The economic squeeze is structural. Power costs for The Basement have doubled since 2022. Licensing requirements have tightened. Touring acts demand higher guarantees because they're touring fewer cities. A mid-tier band that once accepted $1,200 to play the Coast now demands $2,500 minimum, plus accommodation. Local talent development has suffered because established venues prioritise guaranteed-draw acts over emerging musicians.
Several smaller venues have closed entirely. The Entrance Workers Club stopped hosting live music in 2024, redirecting its social calendar toward trivia nights and RSL member events. Two independent promoters who'd booked acts at various venues since the 1990s left the industry within the past 18 months, citing burnout and declining margins.
What comes next will depend partly on whether venues can stabilise costs and rebuild audience attendance. Several are experimenting with hybrid models—live music paired with dining options, festival-format events rather than traditional gigs, and partnerships with tourism authorities.
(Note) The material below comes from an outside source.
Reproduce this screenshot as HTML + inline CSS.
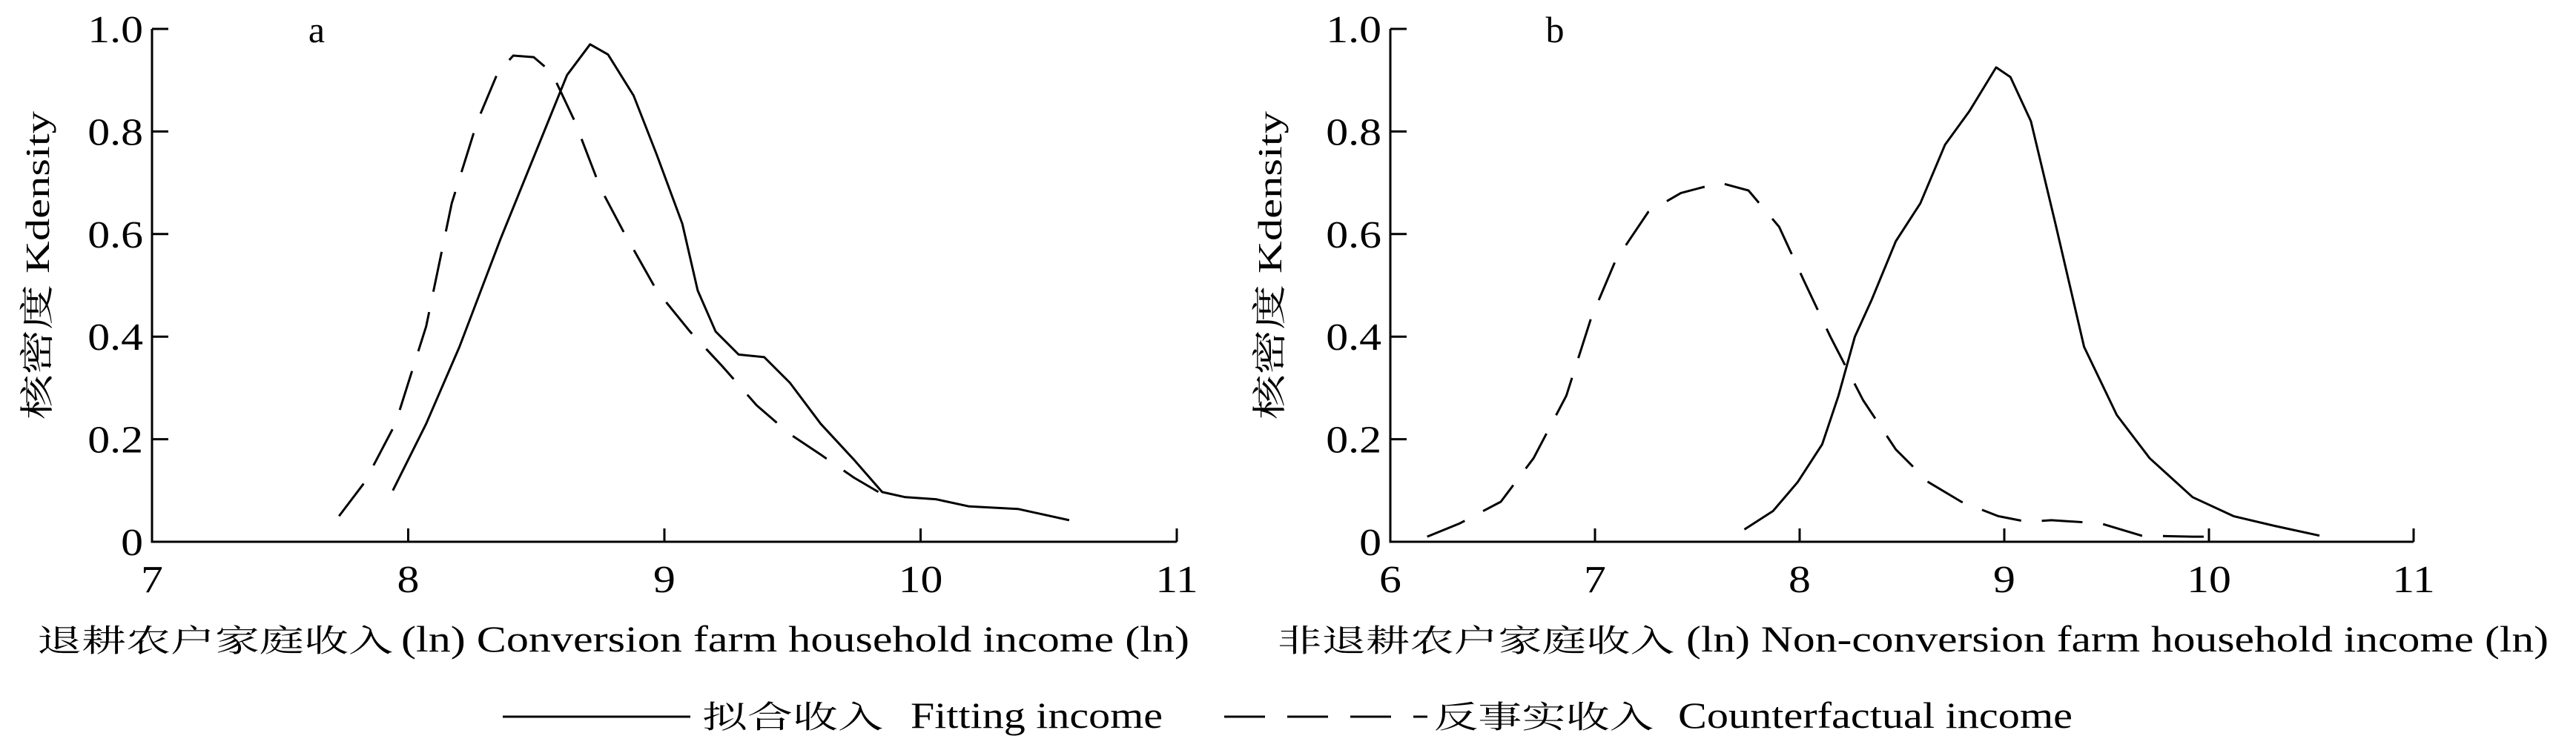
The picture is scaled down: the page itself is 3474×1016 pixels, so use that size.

The Gosford Galas is planning a summer outdoor series in 2026-27, using the forecourt of the heritage building to reduce overhead while testing whether audiences will attend smaller, cheaper shows. The Basement is considering a residency model where local artists perform regularly at lower guarantees, building predictable revenue and developing an emerging-artist pathway.
The venues that survive the next few years will likely be those that stopped treating live music as an afterthought and started treating it as core business. The Central Coast's music scene still exists. Whether it thrives depends on the next three seasons of bookings and the audiences who show up to fill them.